How did it get out? It was surely the decade of the ‘90’s wherein the momentum had become unstoppable. First men used it freely. Then women who wanted to be noticed for their unassailable “freshness”. I’m here, get me. . modern girl. Their well-mannered sisters, such as I, lengthened their steps away from such pollution. “Never that word, not us.” Actors would use the word like new toothpaste, filling their mouths with it. You’d hear it coming from the monitors high up on the walls of cheesy video stores, sounding out of context to your own thoughts, much like an unexpected burp in church. Boys growing facial hair had a fondness for such language. Those of us who kept holding out wouldn’t even consider it “language”. And again actors, those Eighth Avenue Actors Studio style actors, would use it incessantly in double D movies when they were given license to improvise. I knew the word was going to take hold everywhere . . . but it would not flow from my lips, not in public. In private, I do swear, rather liberally—when dropping bobby pins, or when all four windows of the car are rolled up and someone cuts me off. I can’t break that habit, though I’ve tried. “It” always slips out before I can do anything about “it”. I apologize quickly, to no one in particular. Trouble is, swearing in the moment just feels good.

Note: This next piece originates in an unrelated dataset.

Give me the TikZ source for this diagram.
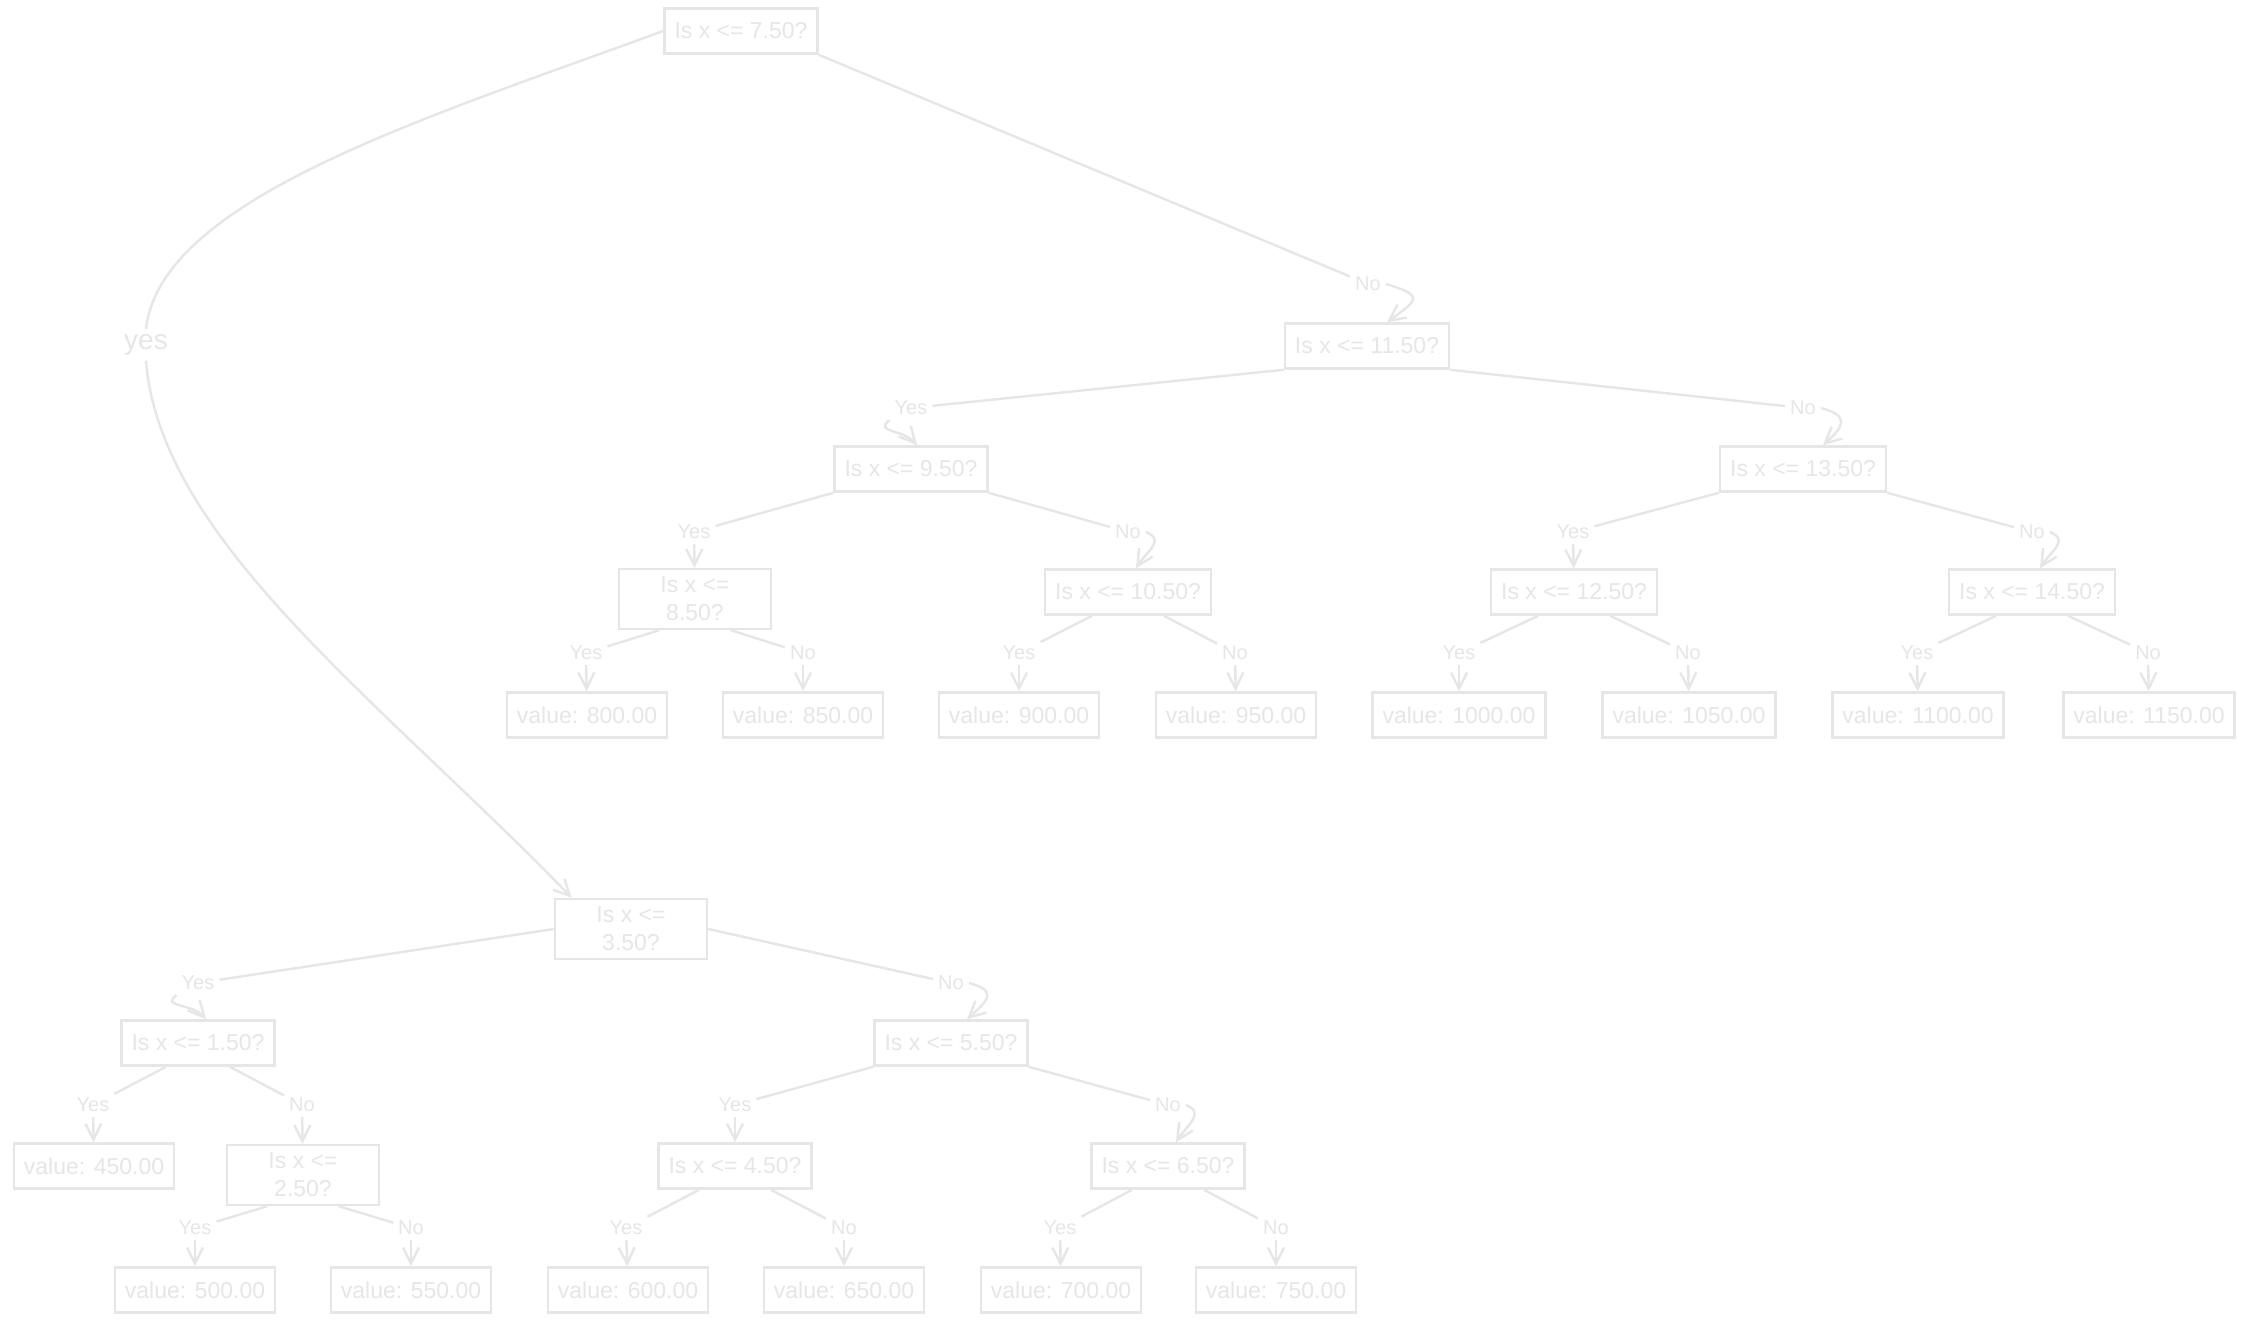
\documentclass[tikz,border=0pt]{standalone}
\usepackage{fontspec}
\setmainfont{Liberation Sans}
\usetikzlibrary{arrows.meta}

\definecolor{sketch}{RGB}{230,230,230}
\tikzset{every picture/.style={line width=1.2pt}}
\tikzset{
  box/.style={draw=sketch, text=sketch, font=\fontsize{11.5}{14}\selectfont, inner xsep=5pt, minimum height=22.5pt, line width=1.3pt},
  twobox/.style={box, align=center, minimum width=76pt, minimum height=30pt, inner ysep=2pt},
  lbl/.style={text=sketch, font=\fontsize{10}{11}\selectfont, inner sep=2pt},
  edge/.style={draw=sketch, line width=1.2pt},
  arr/.style={edge, -{Straight Barb[length=8pt,width=8pt]}},
}

\begin{document}
\begin{tikzpicture}[x=0.5pt,y=0.5pt,yscale=-1,xscale=1]
%set diagram left start at 0, and has height of 1323
\useasboundingbox (0,0) rectangle (2247,1323);
\fill [white] (0,0) rectangle (2247,1323);

%Shape: Rectangle (decisions)
\node [box] (n750) at (741,31) {Is x <= 7.50?};
\node [box] (n1150) at (1367,346) {Is x <= 11.50?};
\node [box] (n950) at (911,469) {Is x <= 9.50?};
\node [box] (n1350) at (1803,469) {Is x <= 13.50?};
\node [twobox] (n850) at (695,599) {Is x <=\\8.50?};
\node [box] (n1050) at (1128,592) {Is x <= 10.50?};
\node [box] (n1250) at (1574,592) {Is x <= 12.50?};
\node [box] (n1450) at (2032,592) {Is x <= 14.50?};
\node [twobox] (n350) at (631,929) {Is x <=\\3.50?};
\node [box] (n150) at (198,1043) {Is x <= 1.50?};
\node [box] (n550) at (951,1043) {Is x <= 5.50?};
\node [twobox] (n250) at (303,1175) {Is x <=\\2.50?};
\node [box] (n450) at (735,1166) {Is x <= 4.50?};
\node [box] (n650) at (1168,1166) {Is x <= 6.50?};

%Shape: Rectangle (leaves)
\node [box] (v800) at (587,715) {value: 800.00};
\node [box] (v850) at (803,715) {value: 850.00};
\node [box] (v900) at (1019,715) {value: 900.00};
\node [box] (v950) at (1236,715) {value: 950.00};
\node [box] (v1000) at (1459,715) {value: 1000.00};
\node [box] (v1050) at (1689,715) {value: 1050.00};
\node [box] (v1100) at (1918,715) {value: 1100.00};
\node [box] (v1150) at (2149,715) {value: 1150.00};
\node [box] (v450) at (94,1166) {value: 450.00};
\node [box] (v500) at (195,1290) {value: 500.00};
\node [box] (v550) at (411,1290) {value: 550.00};
\node [box] (v600) at (628,1290) {value: 600.00};
\node [box] (v650) at (844,1290) {value: 650.00};
\node [box] (v700) at (1061,1290) {value: 700.00};
\node [box] (v750) at (1276,1290) {value: 750.00};

% Text Node
\node [lbl, font=\fontsize{14}{16}\selectfont] (yes750) at (146,345) {yes};
\node [lbl] (no750) at (1368,284) {No};
\node [lbl] (yes1150) at (911,408) {Yes};
\node [lbl] (no1150) at (1803,408) {No};
\node [lbl] (yes950) at (694,532) {Yes};
\node [lbl] (no950) at (1128,532) {No};
\node [lbl] (yes1350) at (1573,532) {Yes};
\node [lbl] (no1350) at (2032,532) {No};
\node [lbl] (yes850) at (586,653) {Yes};
\node [lbl] (no850) at (803,653) {No};
\node [lbl] (yes1050) at (1019,653) {Yes};
\node [lbl] (no1050) at (1235,653) {No};
\node [lbl] (yes1250) at (1459,653) {Yes};
\node [lbl] (no1250) at (1688,653) {No};
\node [lbl] (yes1450) at (1917,653) {Yes};
\node [lbl] (no1450) at (2148,653) {No};
\node [lbl] (yes350) at (198,983) {Yes};
\node [lbl] (no350) at (951,983) {No};
\node [lbl] (yes150) at (93,1105) {Yes};
\node [lbl] (no150) at (302,1105) {No};
\node [lbl] (yes550) at (735,1105) {Yes};
\node [lbl] (no550) at (1168,1105) {No};
\node [lbl] (yes250) at (195,1228) {Yes};
\node [lbl] (no250) at (411,1228) {No};
\node [lbl] (yes450) at (626,1228) {Yes};
\node [lbl] (no450) at (844,1228) {No};
\node [lbl] (yes650) at (1060,1228) {Yes};
\node [lbl] (no650) at (1276,1228) {No};

%Curve Lines (root)
\draw [edge] (n750.west) .. controls (420,120) and (160,200) .. (yes750.north);
\draw [arr] (yes750.south) .. controls (160,540) and (380,700) .. ([xshift=9pt]n350.north west);
\draw [edge] (n750.south east) -- (no750);
\draw [arr] (no750.east) .. controls +(40,12) and +(30,-22) .. ([xshift=10pt]n1150.north);

%Straight Lines (x <= 11.50)
\draw [edge] (n1150.south west) -- (yes1150);
\draw [arr] (yes1150.south west) .. controls +(-16,12) and +(-14,-16) .. ([xshift=3pt]n950.north);
\draw [edge] (n1150.south east) -- (no1150);
\draw [arr] (no1150.east) .. controls +(30,8) and +(20,-18) .. ([xshift=10pt]n1350.north);

%Straight Lines (x <= 9.50)
\draw [edge] (n950.south west) -- (yes950);
\draw [arr] (yes950) -- (n850);
\draw [edge] (n950.south east) -- (no950);
\draw [arr] (no950.east) .. controls +(20,8) and +(10,-16) .. ([xshift=4pt]n1050.north);

%Straight Lines (x <= 13.50)
\draw [edge] (n1350.south west) -- (yes1350);
\draw [arr] (yes1350) -- (n1250);
\draw [edge] (n1350.south east) -- (no1350);
\draw [arr] (no1350.east) .. controls +(20,8) and +(10,-16) .. ([xshift=4pt]n1450.north);

%Straight Lines (leaves, upper row)
\draw [edge] ([xshift=-18pt]n850.south) -- (yes850);
\draw [arr] (yes850) -- (v800);
\draw [edge] ([xshift=18pt]n850.south) -- (no850);
\draw [arr] (no850) -- (v850);
\draw [edge] ([xshift=-18pt]n1050.south) -- (yes1050);
\draw [arr] (yes1050) -- (v900);
\draw [edge] ([xshift=18pt]n1050.south) -- (no1050);
\draw [arr] (no1050) -- (v950);
\draw [edge] ([xshift=-18pt]n1250.south) -- (yes1250);
\draw [arr] (yes1250) -- (v1000);
\draw [edge] ([xshift=18pt]n1250.south) -- (no1250);
\draw [arr] (no1250) -- (v1050);
\draw [edge] ([xshift=-18pt]n1450.south) -- (yes1450);
\draw [arr] (yes1450) -- (v1100);
\draw [edge] ([xshift=18pt]n1450.south) -- (no1450);
\draw [arr] (no1450) -- (v1150);

%Straight Lines (x <= 3.50)
\draw [edge] (n350.west) -- (yes350);
\draw [arr] (yes350.south west) .. controls +(-16,12) and +(-14,-16) .. ([xshift=4pt]n150.north);
\draw [edge] (n350.east) -- (no350);
\draw [arr] (no350.east) .. controls +(30,8) and +(20,-18) .. ([xshift=8pt]n550.north);

%Straight Lines (x <= 1.50, x <= 5.50)
\draw [edge] ([xshift=-16pt]n150.south) -- (yes150);
\draw [arr] (yes150) -- (v450);
\draw [edge] ([xshift=16pt]n150.south) -- (no150);
\draw [arr] (no150) -- (n250);
\draw [edge] (n550.south west) -- (yes550);
\draw [arr] (yes550) -- (n450);
\draw [edge] (n550.south east) -- (no550);
\draw [arr] (no550.east) .. controls +(20,8) and +(10,-16) .. ([xshift=4pt]n650.north);

%Straight Lines (leaves, lower row)
\draw [edge] ([xshift=-18pt]n250.south) -- (yes250);
\draw [arr] (yes250) -- (v500);
\draw [edge] ([xshift=18pt]n250.south) -- (no250);
\draw [arr] (no250) -- (v550);
\draw [edge] ([xshift=-18pt]n450.south) -- (yes450);
\draw [arr] (yes450) -- (v600);
\draw [edge] ([xshift=18pt]n450.south) -- (no450);
\draw [arr] (no450) -- (v650);
\draw [edge] ([xshift=-18pt]n650.south) -- (yes650);
\draw [arr] (yes650) -- (v700);
\draw [edge] ([xshift=18pt]n650.south) -- (no650);
\draw [arr] (no650) -- (v750);

\end{tikzpicture}
\end{document}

I never remember my parents using the F. . . word. Not even my dad, not ever. And he was a Second World War fella. Don’t tell me those guys said it! When I see films with modern actors spouting modern dialog during that era, I immediately know the director doesn’t know his stuff. In my mind, not knowing your social history is a turn off. English film makers don’t make that mistake. At least not as often. Back to my mother and dad. Even when it was hush-hush, the-kids-won’t-hear-it dialogue, even when mother had had a martini, though not more than one, or dad would lose his temper, “it” never happened, that four letter word. Never. Even darn or damn was quite out of order. And the F… word was certainly held back, kept enthroned for the pleasure of the good act itself. Not debilitated in loose talk, diluted of its magnificence. It just didn’t belong to lesser mortal acts. How dare they, I thought, deflate it from its primal mighty place. Those plebeians, hard at work deflating the only good sin. I’ll never be one of them, never! Well . . . until I listened around and realized . . . I had started scattering these precious pearls, reversing meaning, dulling the reverence of the favorite unspoken word.
I had fallen. I was tainted like the others, pushed into saying something I didn’t mean, didn’t like hearing, and that branded me as accepting the status quo. In private conversations I began using it for the most emphatic attack, as a further thrust to my aggression. Using it in that mean, dumb way was like graffiti on the Statute of Liberty, noise pollution at the Grand Canyon. Some things I wanted kept sacred, though they no longer were. The word has become a slap in the face to our ardent values, become somebody else’s dirty language laundry. I just wanted it to mean something. Was my desired verbal primness just a virgin’s curse, a little like tidiness and cleanliness?
Should I let silence be my protest? Or do I say F . . . It and do my best to stay modern, to keep up with the rest?